The utopian hope is alive in Washington’s live presentation. Stages are often inundated with a colorful, widely representative array performers. While the listener might have difficulty envisioning the layered nuances and choral flourishes of songs like “The Rhythm Changes,” for instance, there’s an insistence on freedom in the live artistic space. When asked, “When you play the The Epic live, what sort of liberties do you take with it? And since that record, or even Harmony, what influences have ventured into the live interpretation?”, Kamasi’s response is true: “We take every liberty possible. Yeah, the music changes in almost every way you can imagine, every time, every night. [A live experience] is it’s own thing, I don’t try to recreate the record. I try to create something that is special and unique to that space and time that we’re in. We’ll play the songs on the records, but we always change them. We try to create a vibe and energy that we’re all a part of.”

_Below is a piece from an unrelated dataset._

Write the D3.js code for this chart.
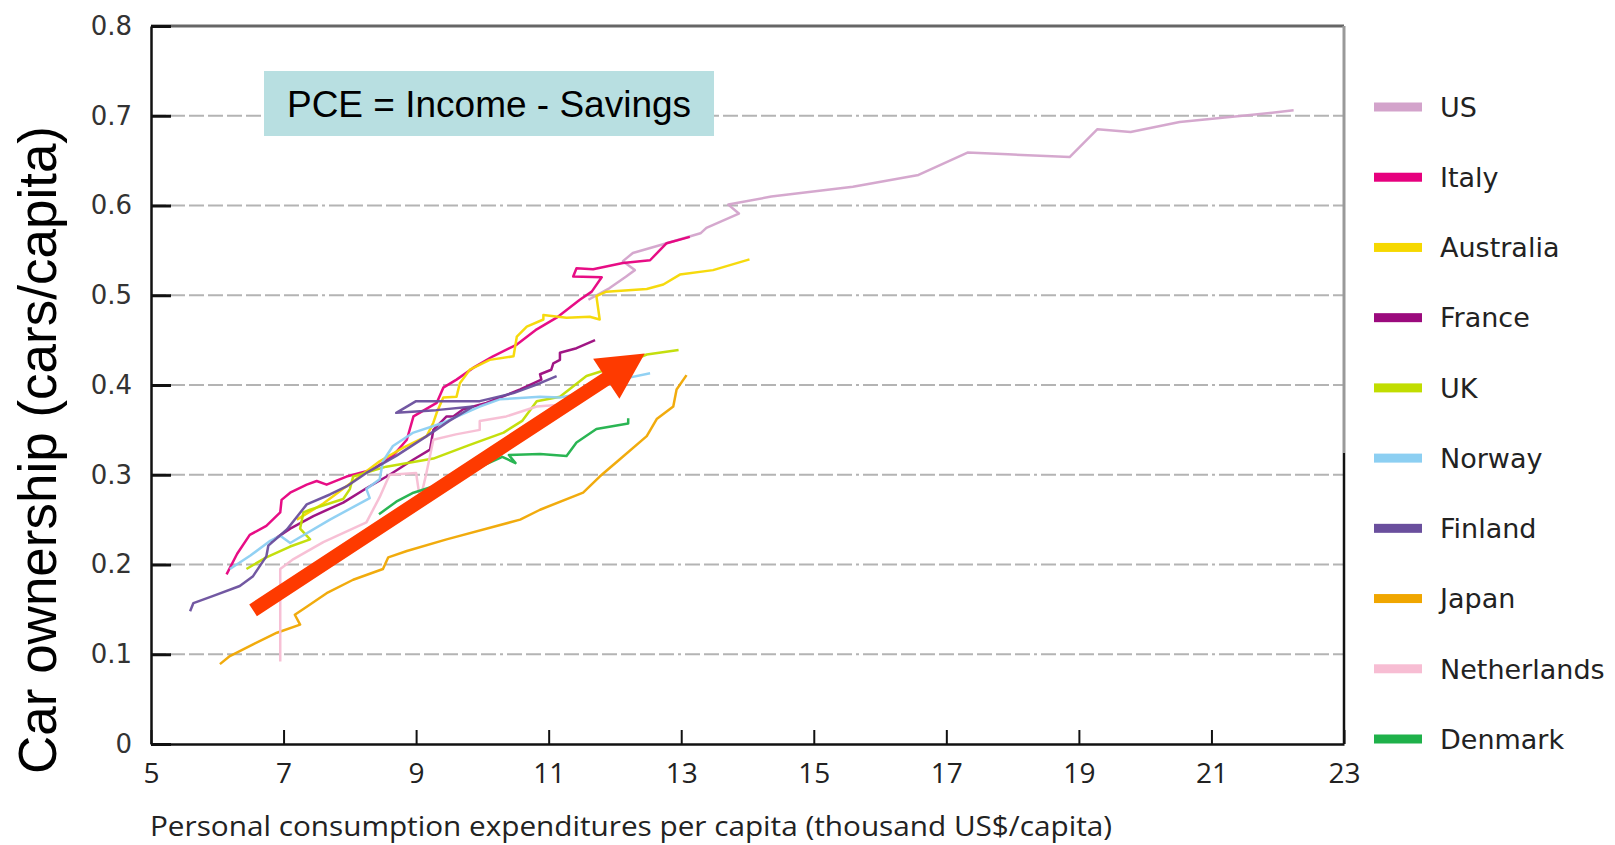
<!DOCTYPE html>
<html>
<head>
<meta charset="utf-8">
<script src="https://cdn.jsdelivr.net/npm/d3@7/dist/d3.min.js"></script>
<style>
  body { margin: 0; background: #fff; }
</style>
</head>
<body>
<div id="graph"></div>
<script>
/*******************************************************************************
* Data : [PCE thousand US$/capita, cars/capita]
*******************************************************************************/
var countries = ['US', 'Italy', 'Australia', 'France', 'UK', 'Norway', 'Finland', 'Japan', 'Netherlands', 'Denmark'];
var colors = ['#d3a3cb', '#e6007e', '#f6d800', '#9b0a7d', '#c1dd00', '#8ccff2', '#6a4f9d', '#f0a600', '#f7bdd3', '#1fb14a'];

var usData = [[11.6,0.495],[11.92,0.508],[12.17,0.521],[12.3,0.528],[12.12,0.538],[12.27,0.547],[12.78,0.558],
  [13.29,0.569],[13.38,0.575],[13.87,0.591],[13.71,0.601],[14.36,0.61],[15.59,0.621],[16.58,0.634],[17.32,0.659],
  [17.93,0.657],[18.86,0.654],[19.28,0.685],[19.78,0.682],[20.52,0.693],[21.62,0.701],[22.24,0.706]];
var italyData = [[6.14,0.189],[6.3,0.212],[6.49,0.233],[6.74,0.243],[6.95,0.258],[6.97,0.272],[7.1,0.28],[7.35,0.289],
  [7.5,0.293],[7.65,0.289],[7.95,0.298],[8.35,0.306],[8.65,0.321],[8.86,0.339],[8.96,0.365],[9.31,0.38],[9.41,0.397],
  [9.61,0.406],[9.86,0.419],[10.16,0.432],[10.52,0.445],[10.82,0.462],[11.12,0.475],[11.47,0.495],[11.65,0.504],
  [11.8,0.52],[11.37,0.521],[11.42,0.53],[11.67,0.529],[12.12,0.536],[12.53,0.539],[12.78,0.558],[13.13,0.565]];
var australiaData = [[7.2,0.25],[7.6,0.268],[8.0,0.29],[8.45,0.315],[8.8,0.33],[9.16,0.343],[9.26,0.358],[9.31,0.369],
  [9.41,0.386],[9.61,0.387],[9.66,0.402],[9.81,0.417],[10.11,0.428],[10.47,0.432],[10.52,0.454],[10.67,0.465],
  [10.92,0.473],[10.92,0.478],[11.27,0.475],[11.62,0.476],[11.77,0.473],[11.72,0.499],[11.87,0.504],[12.48,0.507],
  [12.73,0.512],[12.98,0.523],[13.48,0.528],[14.03,0.54]];
var franceData = [[6.8,0.225],[7.1,0.24],[7.45,0.254],[7.9,0.269],[8.25,0.285],[8.6,0.3],[8.96,0.317],[9.21,0.328],
  [9.26,0.35],[9.46,0.365],[9.56,0.365],[9.71,0.373],[10.06,0.38],[10.57,0.395],[10.89,0.406],[10.87,0.412],
  [11.04,0.417],[11.07,0.424],[11.17,0.428],[11.17,0.436],[11.42,0.441],[11.7,0.45]];
var ukData = [[6.44,0.195],[6.74,0.208],[7.1,0.22],[7.4,0.228],[7.25,0.24],[7.3,0.258],[7.4,0.261],[7.9,0.273],
  [8.0,0.284],[8.05,0.298],[8.55,0.309],[9.26,0.318],[9.8,0.333],[10.32,0.347],[10.6,0.36],[10.82,0.382],
  [11.17,0.387],[11.57,0.41],[12.0,0.42],[12.48,0.434],[12.96,0.439]];
var norwayData = [[6.19,0.195],[6.5,0.21],[6.79,0.226],[6.95,0.232],[7.1,0.224],[7.7,0.25],[8.3,0.274],[8.25,0.284],
  [8.45,0.295],[8.5,0.315],[8.65,0.332],[8.96,0.347],[9.41,0.358],[9.96,0.376],[10.26,0.384],[10.87,0.387],
  [11.17,0.386],[11.6,0.392],[12.07,0.406],[12.53,0.413]];
var finlandData = [[5.59,0.148],[5.64,0.157],[5.94,0.165],[6.34,0.176],[6.54,0.187],[6.74,0.209],[6.77,0.221],
  [7.05,0.239],[7.35,0.267],[7.7,0.278],[7.95,0.287],[8.25,0.302],[8.7,0.321],[9.16,0.343],[9.5,0.36],[9.86,0.376],
  [9.3,0.372],[8.7,0.369],[9.0,0.382],[9.96,0.382],[10.47,0.391],[10.87,0.402],[11.12,0.41]];
var japanData = [[6.04,0.089],[6.19,0.098],[6.54,0.111],[6.9,0.124],[7.25,0.133],[7.17,0.144],[7.35,0.153],
  [7.65,0.168],[8.05,0.183],[8.5,0.195],[8.58,0.208],[8.86,0.215],[9.46,0.228],[10.57,0.25],[10.87,0.261],
  [11.52,0.28],[11.77,0.298],[12.07,0.317],[12.48,0.343],[12.63,0.362],[12.88,0.376],[12.93,0.395],[13.08,0.411]];
var netherlandsData = [[6.95,0.092],[6.95,0.195],[7.15,0.206],[7.6,0.225],[8.25,0.247],[8.45,0.275],[8.6,0.3],
  [9.0,0.302],[9.06,0.272],[9.15,0.3],[9.26,0.339],[9.6,0.345],[9.96,0.35],[9.96,0.36],[10.36,0.365],[10.82,0.376],
  [11.17,0.378]];
var denmarkData = [[8.44,0.256],[8.7,0.27],[8.96,0.28],[9.6,0.295],[10.0,0.31],[10.3,0.32],[10.5,0.313],[10.4,0.322],
  [10.87,0.323],[11.27,0.321],[11.42,0.336],[11.72,0.351],[12.2,0.357],[12.2,0.363]];

var seriesData = [usData, italyData, australiaData, franceData, ukData, norwayData, finlandData, japanData, netherlandsData, denmarkData];

var xTicks = [5, 7, 9, 11, 13, 15, 17, 19, 21, 23];
var yTicks = [0, 0.1, 0.2, 0.3, 0.4, 0.5, 0.6, 0.7, 0.8];
var gridValues = [0.1, 0.2, 0.3, 0.4, 0.5, 0.6, 0.7];

// trend arrow, in data units (tail, tip)
var arrowStart = [6.54, 0.149];
var arrowEnd = [12.45, 0.435];

/*******************************************************************************
* Svg Container
*******************************************************************************/
var fullWidth = 1615;
var fullHeight = 845;

var container = d3.select("#graph").append("svg")
  .attr("width", fullWidth)
  .attr("height", fullHeight)
  .style("display", "block");

var x = d3.scaleLinear().domain([5, 23]).range([151, 1344]);
var y = d3.scaleLinear().domain([0, 0.8]).range([744, 26]);

/*******************************************************************************
* grid lines
*******************************************************************************/
container.append("g").selectAll("line")
  .data(gridValues)
  .enter()
  .append("line")
  .attr("x1", x(5))
  .attr("x2", x(23))
  .attr("y1", function(d){ return y(d); })
  .attr("y2", function(d){ return y(d); })
  .style("stroke", "#b4b4b4")
  .style("stroke-width", 2)
  .style("stroke-dasharray", "15,4,15,4,15,4,15,4,15,4,15,4,15,4,15,4,15,4,3,4");

/*******************************************************************************
* country lines
*******************************************************************************/
var line = d3.line()
  .x(function(d){ return x(d[0]); })
  .y(function(d){ return y(d[1]); });

container.append("g").selectAll("path")
  .data(seriesData)
  .enter()
  .append("path")
  .attr("d", line)
  .style("fill", "none")
  .style("stroke", function(d, i){ return colors[i]; })
  .style("stroke-width", 2.5)
  .style("stroke-linejoin", "round")
  .style("opacity", 0.95);

/*******************************************************************************
* arrow
*******************************************************************************/
var ax0 = x(arrowStart[0]), ay0 = y(arrowStart[1]);
var ax1 = x(arrowEnd[0]), ay1 = y(arrowEnd[1]);
var len = Math.sqrt((ax1 - ax0) * (ax1 - ax0) + (ay1 - ay0) * (ay1 - ay0));
var ux = (ax1 - ax0) / len, uy = (ay1 - ay0) / len;
var px = -uy, py = ux;
var headLen = 46, headHalf = 24, shaftHalf = 7;
var bx = ax1 - ux * headLen, by = ay1 - uy * headLen;
var arrowPts = [
  [ax0 + px * shaftHalf, ay0 + py * shaftHalf],
  [bx + px * shaftHalf, by + py * shaftHalf],
  [bx + px * headHalf, by + py * headHalf],
  [ax1, ay1],
  [bx - px * headHalf, by - py * headHalf],
  [bx - px * shaftHalf, by - py * shaftHalf],
  [ax0 - px * shaftHalf, ay0 - py * shaftHalf]
];
container.append("path")
  .attr("d", "M" + arrowPts.join("L") + "Z")
  .style("fill", "#fe3a00");

/*******************************************************************************
* annotation box
*******************************************************************************/
container.append("rect")
  .attr("x", 264)
  .attr("y", 71)
  .attr("width", 450)
  .attr("height", 65)
  .style("fill", "#b8dfe1");

container.append("text")
  .attr("x", 489)
  .attr("y", 117)
  .attr("text-anchor", "middle")
  .style("font-family", "'Liberation Sans', Arial, sans-serif")
  .style("font-size", "37px")
  .style("fill", "#000")
  .text("PCE = Income - Savings");

/*******************************************************************************
* frame and axes
*******************************************************************************/
container.append("line")
  .attr("x1", x(5)).attr("x2", x(23))
  .attr("y1", y(0.8)).attr("y2", y(0.8))
  .style("stroke", "#666").style("stroke-width", 3);
container.append("line")
  .attr("x1", x(23)).attr("x2", x(23))
  .attr("y1", y(0.8)).attr("y2", 453)
  .style("stroke", "#999").style("stroke-width", 3);
container.append("line")
  .attr("x1", x(23)).attr("x2", x(23))
  .attr("y1", 453).attr("y2", y(0))
  .style("stroke", "#111").style("stroke-width", 2.5);

var yAxis = container.append("g")
  .attr("transform", "translate(" + x(5) + ",0)")
  .call(d3.axisLeft(y)
    .tickValues(yTicks)
    .tickSizeInner(-20)
    .tickSizeOuter(0)
    .tickPadding(19)
    .tickFormat(function(d){ return d === 0 ? "0" : d3.format(".1f")(d); }));
yAxis.select(".domain").style("stroke", "#111").style("stroke-width", 2.5);
yAxis.selectAll(".tick line").style("stroke", "#111").style("stroke-width", 3);
yAxis.selectAll(".tick text")
  .style("font-family", "'DejaVu Sans', Verdana, sans-serif")
  .style("font-size", "26px")
  .style("fill", "#333");

var xAxis = container.append("g")
  .attr("transform", "translate(0," + y(0) + ")")
  .call(d3.axisBottom(x)
    .tickValues(xTicks)
    .tickSizeInner(-14)
    .tickSizeOuter(0)
    .tickPadding(19));
xAxis.select(".domain").style("stroke", "#111").style("stroke-width", 2.5);
xAxis.selectAll(".tick line").style("stroke", "#111").style("stroke-width", 2);
xAxis.selectAll(".tick text")
  .style("font-family", "'Open Sans', sans-serif")
  .style("font-size", "28px")
  .style("fill", "#222");

container.append("text")
  .attr("x", 150)
  .attr("y", 836)
  .attr("textLength", 962)
  .attr("lengthAdjust", "spacingAndGlyphs")
  .style("font-family", "'Open Sans', sans-serif")
  .style("font-size", "28px")
  .style("fill", "#222")
  .text("Personal consumption expenditures per capita (thousand US$/capita)");

container.append("text")
  .attr("transform", "translate(56,450) rotate(-90)")
  .attr("text-anchor", "middle")
  .style("font-family", "'Liberation Sans', Arial, sans-serif")
  .style("font-size", "53px")
  .style("fill", "#000")
  .text("Car ownership (cars/capita)");

/*******************************************************************************
* legend
*******************************************************************************/
var legendY = d3.scalePoint().domain(countries).range([107, 739]);

var legend = container.append("g").selectAll("g")
  .data(countries)
  .enter()
  .append("g")
  .attr("transform", function(d){ return "translate(1374," + legendY(d) + ")"; });

legend.append("rect")
  .attr("x", 0)
  .attr("y", -4.5)
  .attr("width", 48)
  .attr("height", 9)
  .style("fill", function(d, i){ return colors[i]; });

legend.append("text")
  .attr("x", 66)
  .attr("dy", "0.36em")
  .style("font-family", "'DejaVu Sans', Verdana, sans-serif")
  .style("font-size", "27px")
  .style("fill", "#222")
  .text(function(d){ return d; });
</script>
</body>
</html>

Ahead of his performance November 25th at Union Transfer, Washington expressed reverent excitement at touching down here in Philadelphia. “Every city has a different energy, and Philly definitely has something that’s special. So much amazing music from jazz to hip hop, funk, has come from Philly.” The show will be supported by the Sun Ra Arkestra, a band whose eccentric leader, Sun Ra, was influential in Washington’s artistic growth, with the young musician citing Sun Ra’s music and philosophies. It is quite observable that both The Epic and Harmony retains that kind of cosmic exploration and soulful earthiness simultaneously. If there’s a fear that audiences outside of jazz circles aren’t ready for this kind of cosmology, however, Kamasi Washington isn’t worried. “People, society, are looking for a level of intellectual expansion. They’re looking for something more, and there’s a freedom and expansion in jazz that is pretty unique. It does feel like people are ready for something new.”
Kamasi Washington plays a sold-out show at Union Transfer on Saturday, November 25th.